Aniversário com a família da bola
O campo localizado no coração da Nova Holanda já se chamou Oriente, 11 da Vila e Ouro Preto, mas foi rebatizado por ocupar o espaço onde foi construída a fábrica de macarrão Paty. Nele nasceram times como o Paz e Amor, Cascavel, Flexa, Cascudo, Cruzeirinho, Caneco e Santa Luzia. O campo também é um celeiro de craques como Dudu, do Boavista, Douglas Luiz e Leo Oliveira, ex-Flamengo.
Administrador há mais de dez anos do Campo da Paty, Gilvan Salas, conhecido como Giva, de 47 anos, tem no espaço um pedaço importante da sua vida: o lugar foi palco de memoráveis partidas, tanto jogadas na sua infância como na do seu filho, hoje. “O futebol é tudo, ainda faz relembrar dos velhos tempos. O Paty é um ponto de encontro para um bate-papo com os amigos. Tenho orgulho de tomar conta de um patrimônio da nossa comunidade que é tudo para mim”, conta.

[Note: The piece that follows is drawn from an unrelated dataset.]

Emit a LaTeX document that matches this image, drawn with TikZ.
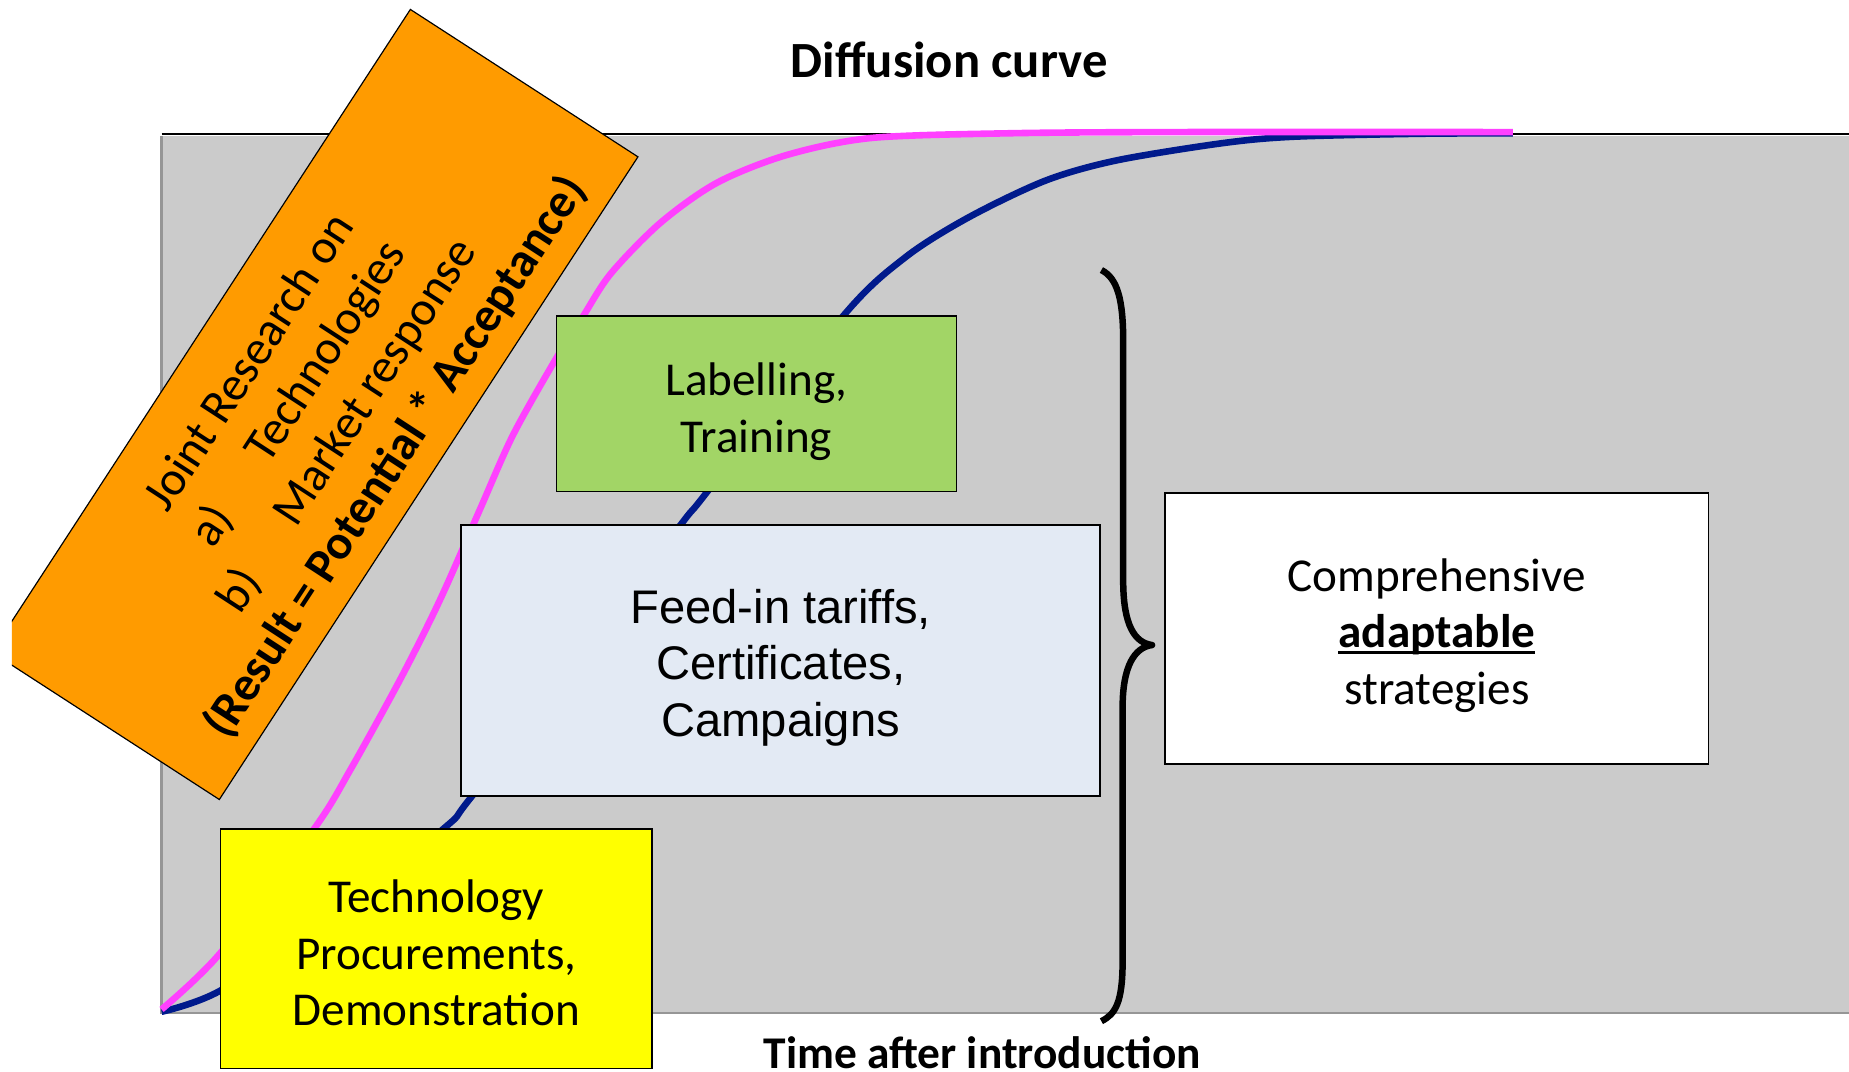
\documentclass[tikz,border=0pt]{standalone}
\usepackage{fontspec}
\setmainfont{Carlito}
\newfontfamily\arialfont{Liberation Sans}
\definecolor{chartgray}{HTML}{CBCBCB}
\definecolor{framegray}{HTML}{969696}
\definecolor{pinkc}{HTML}{FF40FF}
\definecolor{bluec}{HTML}{001A8C}
\definecolor{orangec}{HTML}{FF9B00}
\definecolor{greenc}{HTML}{A2D566}
\definecolor{feedc}{HTML}{E3EAF4}
\definecolor{yellowc}{HTML}{FFFF00}
\newcommand\thickul[1]{\setbox0\hbox{#1}\rlap{\copy0}\rule[-5.5pt]{\wd0}{2.6pt}}
\begin{document}
\begin{tikzpicture}[x=1pt,y=-1pt,
  box/.style={draw=black, line width=1.3pt, inner sep=0pt},
  boxfont/.style={align=center, inner sep=0pt, font=\fontsize{40pt}{48pt}\selectfont},
  curve/.style={line width=5.6pt, line join=round},
  titlefont/.style={inner sep=0pt, anchor=base}]
\useasboundingbox (0,0) rectangle (1568,909);
% chart area
\fill[chartgray] (137,115) rectangle (1568,859);
\draw[framegray, line width=2pt] (137,115) -- (137,859) -- (1568,859);
\draw[black, line width=1.8pt] (137,114) -- (1568,114);
% diffusion curves
\draw[bluec, curve] plot[smooth, tension=0.5] coordinates {(137,858) (187,840) (285,775) (377,702) (398,678) (490,560) (578,444) (599,418) (715,268) (768,218) (822,184) (887,153) (947,136) (1036,121.5) (1096,116) (1200,113.5) (1283,113)};
\draw[pinkc, curve] plot[smooth, tension=0.5] coordinates {(137,856) (187,808) (267,702) (297,653) (340,575) (373,509) (407,432) (435,369) (471,305) (494,269) (518,232) (560,189) (608,155) (667,131.5) (739,117) (857,113) (1000,112) (1283,112)};
% orange research box
\begin{scope}
\clip (10,0) rectangle (1568,909);
\draw[fill=orangec, draw=black, line width=1pt] (348,8) -- (541,133) -- (186,678) -- (-7,553) -- cycle;
\end{scope}
\node[rotate=56.9, align=center, inner sep=0pt, font=\fontsize{41pt}{49.2pt}\selectfont] (research) at (274.5,348)
  {Joint Research on\\ a)\hspace{1.3em}Technologies\\ b)\hspace{1.3em}Market response\\ \textbf{(Result = Potential * Acceptance)}};
% boxes
\node[box, fill=greenc, minimum width=339pt, minimum height=149pt] (label) at (641.5,342.5) {};
\node[boxfont] (labeltext) at (641.5,349) {Labelling,\\Training};
\node[box, fill=feedc, minimum width=542pt, minimum height=230pt] (feed) at (662,560) {};
\node[boxfont, font=\arialfont\fontsize{40pt}{48pt}\selectfont] (feedtext) at (662,566) {Feed-in tariffs,\\Certificates,\\Campaigns};
\node[box, fill=yellowc, minimum width=366pt, minimum height=203pt] (techproc) at (370,804.5) {};
\node[boxfont] (techproctext) at (370,808) {Technology\\Procurements,\\Demonstration};
\node[box, fill=white, minimum width=461pt, minimum height=230pt] (strat) at (1218.5,533) {};
\node[boxfont] (strattext) at (1218.5,539) {Comprehensive\\\thickul{\textbf{adaptable}}\\strategies};
% brace
\draw[black, line width=5.5pt, line join=round] (934,229) .. controls (948,236) and (952.5,255) .. (952.5,290) -- (952.5,495) .. controls (953,530) and (962,545) .. (977,547) .. controls (962,549) and (952,565) .. (952,600) -- (952,815) .. controls (952,850) and (946,860) .. (934,866);
% titles
\node[titlefont, font=\bfseries\fontsize{43pt}{50pt}\selectfont] (title) at (805,65.5) {Diffusion curve};
\node[titlefont, font=\bfseries\fontsize{38.5pt}{46pt}\selectfont] (xlabel) at (833,906) {Time after introduction};
\end{tikzpicture}
\end{document}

Dá para dizer que Arides Menezes é mais popular do que nota de R$ 2 na Nova Holanda, graças à sua trajetória no Campo da Paty. O local foi escolhido para comemorar seu aniversário e também os 46 anos do seu time, o Cascudo. “Cheguei aqui em 1955 e já tinha o campo. Em meados de 1970, apareceu o dono do terreno que murou o campo. Ficamos mais de cinco anos sem futebol. Depois entramos com enxadas e fizemos a limpeza e tudo voltou ao normal”, diz. Ele lembra que a última grande obra foi a instalação de grama sintética, mas, como não ocorreu manutenção, o material se deteriorou.

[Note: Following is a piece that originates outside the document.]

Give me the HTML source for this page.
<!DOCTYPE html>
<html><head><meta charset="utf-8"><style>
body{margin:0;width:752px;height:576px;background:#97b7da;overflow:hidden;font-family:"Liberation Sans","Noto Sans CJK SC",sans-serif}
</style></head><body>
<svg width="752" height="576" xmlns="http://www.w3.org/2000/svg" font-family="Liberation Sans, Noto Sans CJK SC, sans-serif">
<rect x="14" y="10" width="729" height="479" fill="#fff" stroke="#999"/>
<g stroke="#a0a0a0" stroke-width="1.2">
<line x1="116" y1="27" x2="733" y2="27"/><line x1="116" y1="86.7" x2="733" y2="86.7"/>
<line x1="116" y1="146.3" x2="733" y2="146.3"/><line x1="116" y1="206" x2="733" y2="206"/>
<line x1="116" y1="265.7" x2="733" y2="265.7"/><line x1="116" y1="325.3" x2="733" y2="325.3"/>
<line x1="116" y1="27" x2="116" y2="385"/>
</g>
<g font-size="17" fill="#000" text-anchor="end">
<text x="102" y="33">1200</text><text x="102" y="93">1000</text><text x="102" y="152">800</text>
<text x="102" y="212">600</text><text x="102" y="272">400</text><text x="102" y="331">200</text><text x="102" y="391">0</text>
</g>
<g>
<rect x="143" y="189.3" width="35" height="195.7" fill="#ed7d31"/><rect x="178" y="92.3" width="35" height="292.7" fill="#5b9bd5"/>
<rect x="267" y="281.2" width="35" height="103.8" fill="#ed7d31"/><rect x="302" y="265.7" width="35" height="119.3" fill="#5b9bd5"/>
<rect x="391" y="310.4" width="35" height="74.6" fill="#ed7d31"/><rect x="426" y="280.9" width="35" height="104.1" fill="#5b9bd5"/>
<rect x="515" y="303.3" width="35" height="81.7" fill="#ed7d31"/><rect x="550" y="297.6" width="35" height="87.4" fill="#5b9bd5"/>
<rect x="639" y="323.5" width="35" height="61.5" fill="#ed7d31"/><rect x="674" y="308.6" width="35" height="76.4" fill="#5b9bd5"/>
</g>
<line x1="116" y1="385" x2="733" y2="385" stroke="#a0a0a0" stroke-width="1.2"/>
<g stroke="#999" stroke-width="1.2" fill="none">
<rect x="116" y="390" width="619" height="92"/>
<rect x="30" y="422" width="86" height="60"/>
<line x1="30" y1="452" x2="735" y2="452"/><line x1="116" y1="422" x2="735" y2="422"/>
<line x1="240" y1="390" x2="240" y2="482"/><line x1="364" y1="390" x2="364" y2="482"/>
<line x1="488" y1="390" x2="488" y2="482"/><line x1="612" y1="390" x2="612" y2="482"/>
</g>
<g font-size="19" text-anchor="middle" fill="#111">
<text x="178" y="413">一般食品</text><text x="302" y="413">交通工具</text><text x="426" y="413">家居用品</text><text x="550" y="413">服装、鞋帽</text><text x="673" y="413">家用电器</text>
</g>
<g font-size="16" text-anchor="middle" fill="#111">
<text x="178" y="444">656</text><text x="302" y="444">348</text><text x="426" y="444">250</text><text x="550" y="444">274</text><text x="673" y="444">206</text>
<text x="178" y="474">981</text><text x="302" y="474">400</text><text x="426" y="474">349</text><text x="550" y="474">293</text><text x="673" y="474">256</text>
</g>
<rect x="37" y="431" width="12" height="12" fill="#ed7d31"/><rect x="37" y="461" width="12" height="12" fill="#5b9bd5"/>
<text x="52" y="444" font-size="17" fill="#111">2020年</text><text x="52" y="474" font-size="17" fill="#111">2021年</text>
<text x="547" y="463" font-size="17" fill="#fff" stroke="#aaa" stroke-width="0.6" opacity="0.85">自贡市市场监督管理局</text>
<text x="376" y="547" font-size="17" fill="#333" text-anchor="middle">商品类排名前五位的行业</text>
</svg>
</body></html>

Segundo o jornalista, escritor e pesquisador Aydano Motta, essa sensação de pertencimento tem a ver com o lugar de vivência das pessoas. “Um exemplo é o Douglas Luiz, que joga na Inglaterra, mas é cria da Nova Holanda. Sempre que dá entrevista fala do lugar onde mais gosta de jogar, que é a Maré. Isso tem a ver com o lugar que é aceito, onde é querido, as relações são sinceras e o amor é verdadeiro. Este sentimento de pertencimento é muito importante, por isso estes locais precisam ser valorizados”, explica.
Para ele, o ex-jogador Adriano Imperador, do Complexo do Alemão, renunciou ao futebol para ficar mais próximo do povo e do lugar dele: “É prova de que, diferentemente do que pensa a elite, lugares como a Maré, o Complexo do Alemão, a Rocinha, a Baixada Fluminense e São Gonçalo são lugares belos e apaixonantes; basta saber conhecer. Daí vem o reconhecimento de pessoas que podem jogar em campos riquíssimos, como na Europa, apenas por dinheiro, mas onde querem estar é na favela. Isso tem a ver com dignidade, legitimidade, sinceridade e amor encontrado no território.”